Chick-Fil-A or Bust

A glorious email from FRANCES today made me feel more human than I have in a LONG time.

Let’s just say that Frances, mired in motherhood, had a stressful last few days. So thusly she hired a babysitter and took herself on a seriously needed, two-part Me-Date: first to The Mall, where she partook of the breaded goodness of Chick-Fil-A, in glorious solitude (just her and a few thousand of her friends), and then, after bedtime, to the bottom of a  (hopefully large) margarita glass.

More cows should wear ONE FOAM FINGER, and more Moms should admit that being a Mom is really hard. Every woman I’ve ever known who became a mother before me told me, (in what I perceived as a snotty, know-it-all voice), that to BE A MOM is something I can never understand, until I am one.

Well, let me tell you.

That cow gets to wash its face, hang up the wig and put the ad slogans away. The Chick-Fil-A countergirl who despise her uniform and who hates working in the mall because she sees all the kids from school who point and snicker– well she gets to graduate and to move on, or even to move up, to management, to the Gap, and even to finally pass the driving test and take off across the interstate system in an 18-wheeler.

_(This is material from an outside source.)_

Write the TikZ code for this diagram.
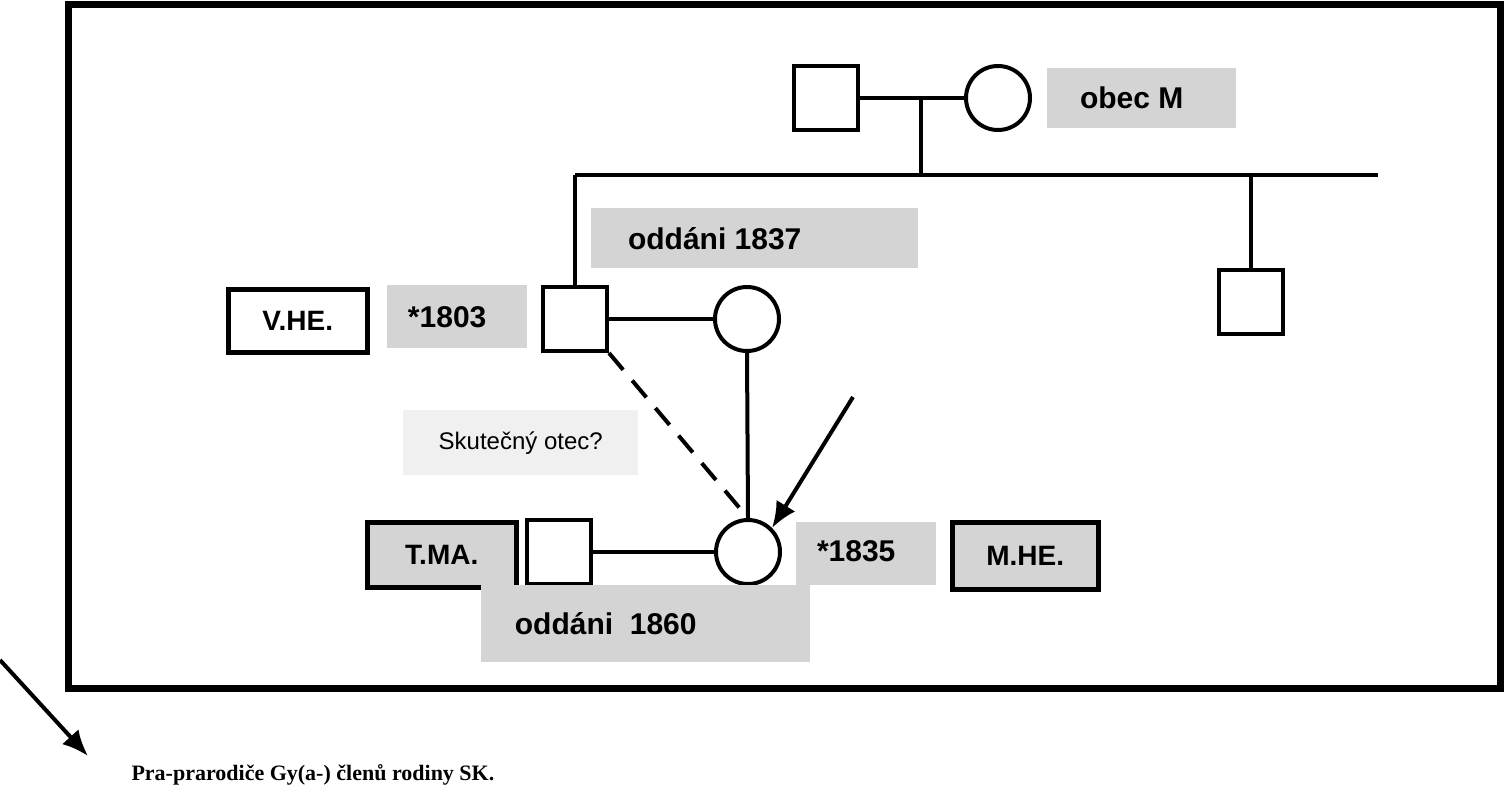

Even 7-11 has locks on its doors.

But the Mom door is never closed, never locked. Her uniform every piece of clothes she wears, knowing full well it will get smeared with snot and ketchup, puked on with milk, at any hour of the day. She knows monotony very well. They’ve been lovers for some time now. She’ll knows she’ll never get that honorary degree in organizational management she deserves– after all, it isn’t real work.

If she’s lucky, she might get an hour eating Chick-Fil-A, alone in the foodcourt, and good drink at the end of the world’s longest day.